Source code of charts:

━━━━━━

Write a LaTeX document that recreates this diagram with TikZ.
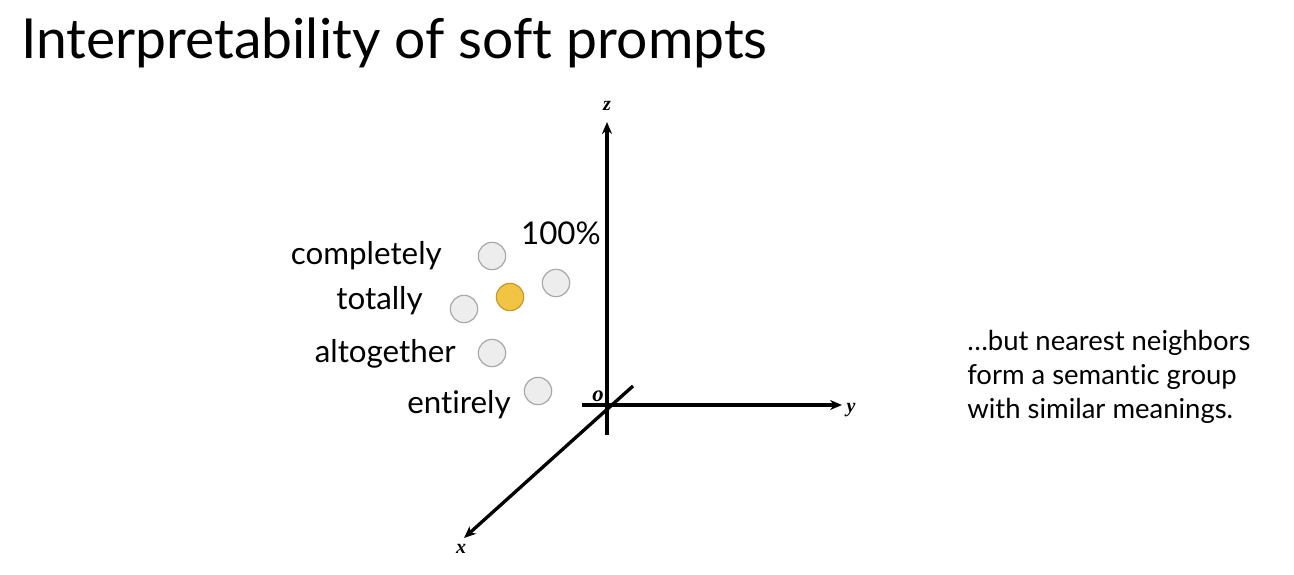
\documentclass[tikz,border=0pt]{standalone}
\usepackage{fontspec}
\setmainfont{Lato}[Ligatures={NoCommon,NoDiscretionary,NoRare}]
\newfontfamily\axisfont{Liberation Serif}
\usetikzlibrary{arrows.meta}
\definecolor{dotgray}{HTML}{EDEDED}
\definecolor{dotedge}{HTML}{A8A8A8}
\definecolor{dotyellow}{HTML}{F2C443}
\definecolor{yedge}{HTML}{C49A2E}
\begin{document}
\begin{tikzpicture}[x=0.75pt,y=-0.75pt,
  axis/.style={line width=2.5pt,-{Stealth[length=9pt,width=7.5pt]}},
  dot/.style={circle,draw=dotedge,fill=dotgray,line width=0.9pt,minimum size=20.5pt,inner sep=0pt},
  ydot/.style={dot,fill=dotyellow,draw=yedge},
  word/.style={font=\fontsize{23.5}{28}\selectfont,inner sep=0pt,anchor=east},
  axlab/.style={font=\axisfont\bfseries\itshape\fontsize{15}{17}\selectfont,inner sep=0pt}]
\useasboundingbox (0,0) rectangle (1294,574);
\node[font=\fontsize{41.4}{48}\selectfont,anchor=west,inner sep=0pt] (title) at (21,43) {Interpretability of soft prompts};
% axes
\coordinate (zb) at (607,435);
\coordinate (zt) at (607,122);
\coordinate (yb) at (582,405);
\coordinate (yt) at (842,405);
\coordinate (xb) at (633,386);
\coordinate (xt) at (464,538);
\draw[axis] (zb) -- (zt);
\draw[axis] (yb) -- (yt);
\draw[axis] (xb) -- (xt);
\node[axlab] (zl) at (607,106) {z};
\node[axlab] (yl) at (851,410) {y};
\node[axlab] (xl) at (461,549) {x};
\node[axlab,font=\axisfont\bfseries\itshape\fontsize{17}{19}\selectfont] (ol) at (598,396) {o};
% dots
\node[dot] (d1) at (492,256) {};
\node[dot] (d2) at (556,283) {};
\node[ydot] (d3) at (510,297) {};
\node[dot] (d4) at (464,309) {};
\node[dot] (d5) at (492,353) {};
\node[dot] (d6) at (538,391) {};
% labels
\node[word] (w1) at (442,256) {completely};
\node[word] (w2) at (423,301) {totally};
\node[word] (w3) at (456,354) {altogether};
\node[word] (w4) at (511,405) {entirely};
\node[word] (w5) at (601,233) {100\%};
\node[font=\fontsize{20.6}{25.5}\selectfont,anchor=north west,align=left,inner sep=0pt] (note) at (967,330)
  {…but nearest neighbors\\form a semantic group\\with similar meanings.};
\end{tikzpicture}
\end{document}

━━━━━━

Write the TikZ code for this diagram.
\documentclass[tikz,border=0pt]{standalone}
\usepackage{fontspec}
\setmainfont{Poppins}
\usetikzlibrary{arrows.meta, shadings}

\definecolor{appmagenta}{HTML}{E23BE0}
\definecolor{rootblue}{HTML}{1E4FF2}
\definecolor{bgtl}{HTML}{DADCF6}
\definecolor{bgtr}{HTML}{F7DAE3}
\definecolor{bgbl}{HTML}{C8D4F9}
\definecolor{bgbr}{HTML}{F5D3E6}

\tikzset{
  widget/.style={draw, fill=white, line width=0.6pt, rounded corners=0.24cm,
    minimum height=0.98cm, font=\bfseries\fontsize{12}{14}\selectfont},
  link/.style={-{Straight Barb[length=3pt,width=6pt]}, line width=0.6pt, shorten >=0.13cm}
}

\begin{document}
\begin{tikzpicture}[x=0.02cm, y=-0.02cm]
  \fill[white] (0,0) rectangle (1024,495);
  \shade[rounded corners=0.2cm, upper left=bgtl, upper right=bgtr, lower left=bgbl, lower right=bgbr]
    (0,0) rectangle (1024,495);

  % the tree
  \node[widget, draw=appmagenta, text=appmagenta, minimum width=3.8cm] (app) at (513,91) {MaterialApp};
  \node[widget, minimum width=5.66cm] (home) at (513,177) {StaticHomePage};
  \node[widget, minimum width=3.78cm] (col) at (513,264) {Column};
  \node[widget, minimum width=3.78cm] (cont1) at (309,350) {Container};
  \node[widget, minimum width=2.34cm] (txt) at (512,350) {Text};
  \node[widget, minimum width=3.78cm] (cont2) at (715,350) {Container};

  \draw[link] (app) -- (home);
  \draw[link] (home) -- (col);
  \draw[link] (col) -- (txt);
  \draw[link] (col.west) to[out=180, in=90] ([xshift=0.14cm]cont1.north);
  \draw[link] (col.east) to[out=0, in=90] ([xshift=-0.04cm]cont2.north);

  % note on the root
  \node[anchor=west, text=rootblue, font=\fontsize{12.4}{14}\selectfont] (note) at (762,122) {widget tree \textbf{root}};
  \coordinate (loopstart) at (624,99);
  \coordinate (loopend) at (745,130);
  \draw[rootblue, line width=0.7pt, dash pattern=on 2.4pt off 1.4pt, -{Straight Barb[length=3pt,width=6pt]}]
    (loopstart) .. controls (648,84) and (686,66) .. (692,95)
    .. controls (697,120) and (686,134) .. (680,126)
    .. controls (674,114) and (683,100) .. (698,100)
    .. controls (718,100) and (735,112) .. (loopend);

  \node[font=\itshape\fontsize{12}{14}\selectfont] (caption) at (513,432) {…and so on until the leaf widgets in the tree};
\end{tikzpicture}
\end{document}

━━━━━━

§ TASK DESCRIPTION
Which lines of the data include "Write"? Copy each of them.

§ TASK OUTPUT
Write a LaTeX document that recreates this diagram with TikZ.
Write the TikZ code for this diagram.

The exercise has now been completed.